Every morning God’s mercies are new, just as every day unfolds beneath a different sky. Today, the expanse is polished gold, glinting in rounds of clouds. Everywhere, the world looks radiant. I had been too inwardly focused to notice that the trees, the grass, even the houses look precious, fresh-washed and saturated, warmed and renewed by burnished light. I can feel it glowing on my cheeks. Scripture says that God’s glory infuses whatever—whomever—His face shines upon, until we become countless reflectors of light, like the tiny flecks of minerals now sparkling in the asphalt beneath our feet. This morning the blessing is for me: May His face shine upon you and give you peace.
“It’s beautiful. The sky is so beautiful,” I say to Kevin. I pray a lot about what I pass him, because wives can pass husbands all kinds of things, and even though I don’t want to, I often pass whatever temptation I’m facing. I pass my murmurs of lack and crumbling, often without passing the renewal that God wants and is accomplishing, even in me.
“Mmm, it is,” Kevin says, and wide-eyed we begin to scan the golden outline of the trees in front of us and to think about their testimony.
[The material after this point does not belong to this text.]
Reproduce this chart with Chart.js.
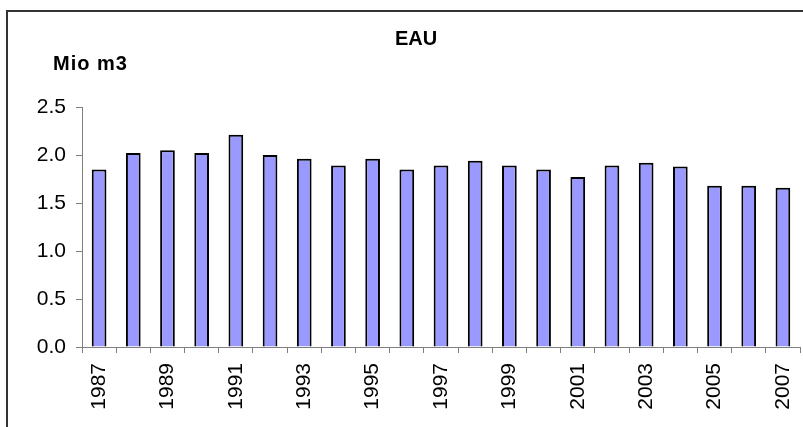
<!DOCTYPE html>
<html lang="fr">
<head>
    <meta charset="UTF-8">
    <title>EAU</title>
    <script src="https://cdnjs.cloudflare.com/ajax/libs/Chart.js/4.4.1/chart.umd.min.js"></script>
    <style>
        html, body { margin: 0; padding: 0; background: #fff; }
        #chart { position: absolute; left: 0; top: 0; }
    </style>
</head>
<body>
    <canvas id="chart" width="803" height="427"></canvas>
    <script>
        // Data
        const years = ['1987', '1988', '1989', '1990', '1991', '1992', '1993', '1994', '1995', '1996', '1997',
            '1998', '1999', '2000', '2001', '2002', '2003', '2004', '2005', '2006', '2007'];
        const volumes = [1.85, 2.02, 2.05, 2.02, 2.21, 2.00, 1.96, 1.89, 1.96, 1.85, 1.89,
            1.94, 1.89, 1.85, 1.77, 1.89, 1.92, 1.88, 1.68, 1.68, 1.66];
        const chartTitle = 'EAU';
        const unitLabel = 'Mio m3';

        const FONT = 'Arial, "Liberation Sans", sans-serif';

        // Frame and header texts
        const decorations = {
            id: 'decorations',
            beforeDraw(chart) {
                const ctx = chart.ctx;
                ctx.save();
                ctx.strokeStyle = '#333';
                ctx.lineWidth = 2;
                ctx.beginPath();
                ctx.moveTo(7, 440);
                ctx.lineTo(7, 11);
                ctx.lineTo(820, 11);
                ctx.stroke();
                ctx.restore();
            },
            afterDraw(chart) {
                const ctx = chart.ctx;
                ctx.save();
                ctx.fillStyle = '#000';
                ctx.font = 'bold 20px ' + FONT;
                ctx.textAlign = 'center';
                ctx.textBaseline = 'alphabetic';
                ctx.fillText(chartTitle, 416, 45);
                ctx.textAlign = 'left';
                ctx.letterSpacing = '1px';
                ctx.fillText(unitLabel, 53, 70);
                ctx.restore();
            }
        };

        new Chart(document.getElementById('chart'), {
            type: 'bar',
            data: {
                labels: years,
                datasets: [{
                    data: volumes,
                    backgroundColor: '#9999ff',
                    borderColor: '#000',
                    borderWidth: 2,
                    barPercentage: 0.43,
                    categoryPercentage: 1
                }]
            },
            options: {
                responsive: false,
                devicePixelRatio: 1,
                animation: false,
                layout: { padding: { top: 107, right: 3, bottom: 0, left: 0 } },
                plugins: {
                    legend: { display: false },
                    tooltip: { enabled: false }
                },
                scales: {
                    x: {
                        afterFit: (scale) => {
                            scale.height = 80;
                            scale.paddingRight = 0;
                            scale.paddingLeft = 0;
                        },
                        grid: { offset: true, drawOnChartArea: false, tickLength: 6, color: '#808080' },
                        border: { color: '#808080' },
                        ticks: {
                            autoSkip: false,
                            maxRotation: 90,
                            minRotation: 90,
                            padding: 10,
                            color: '#000',
                            font: { family: FONT, size: 21 },
                            callback: function (value, index) {
                                return index % 2 === 0 ? years[index] : '';
                            }
                        }
                    },
                    y: {
                        min: 0,
                        max: 2.5,
                        afterFit: (scale) => { scale.width = 82; },
                        grid: { drawOnChartArea: false, tickLength: 6, color: '#808080' },
                        border: { color: '#808080' },
                        ticks: {
                            stepSize: 0.5,
                            padding: 10,
                            color: '#000',
                            font: { family: FONT, size: 21 },
                            callback: (v) => v.toFixed(1)
                        }
                    }
                }
            },
            plugins: [decorations]
        });
    </script>
</body>
</html>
Ahead, a silver-haired man shuffles slowly, moving toward us rather than away, with a dog on a limp leash that appears to be tucked into the crook of his elbow. He holds a device in both hands and makes a crooked path in the center of the street while the dog lopes and wanders along the side of the road, pausing here and there to nibble the grass or push his nose into environs beneath. I notice the man wears slippers only because of the raspy noise his shoes make against the asphalt. His pajama bottoms pool around his ankles.
“Have you seen that?” He asks, pointing up at the sky beyond us, and I nod a little, thinking he means the light, but beside me, Kevin turns his shoulders, cranes his neck to see and gasps.
So, I twist my own body around too.
In the sky behind us stretches a double rainbow clear-painted, a vast arch of color like a gateway or a swooping celestial slide connecting unseen places. The heavens declare the glory of God, Scripture says. Day after day, they pour forth speech…they use no words…they have no sound. Look. See.
“Oh wow, thank you,” I say to the man in the street, smiling wide, and he ambles on as Kevin and I turn back to our run.
“We would never have seen that had he not pointed it out to us,” I say to Kevin, feeling grateful a kind neighbor chose to pass on his view of something beautiful; thinking about how much I need these silent speeches of glory; thinking that I also want to pass cups of living water to thirsty people.
Grabbing hold of something else Paul wrote, about how our troubles are achieving an eternal glory that far outweighs them; remembering the promise that, though outwardly we are wasting away, yet inwardly we are being re-new-ed, day by day; I press on, leaning into the run with a soft prayer on my lips.
Okay Lord, what else do you want me to see?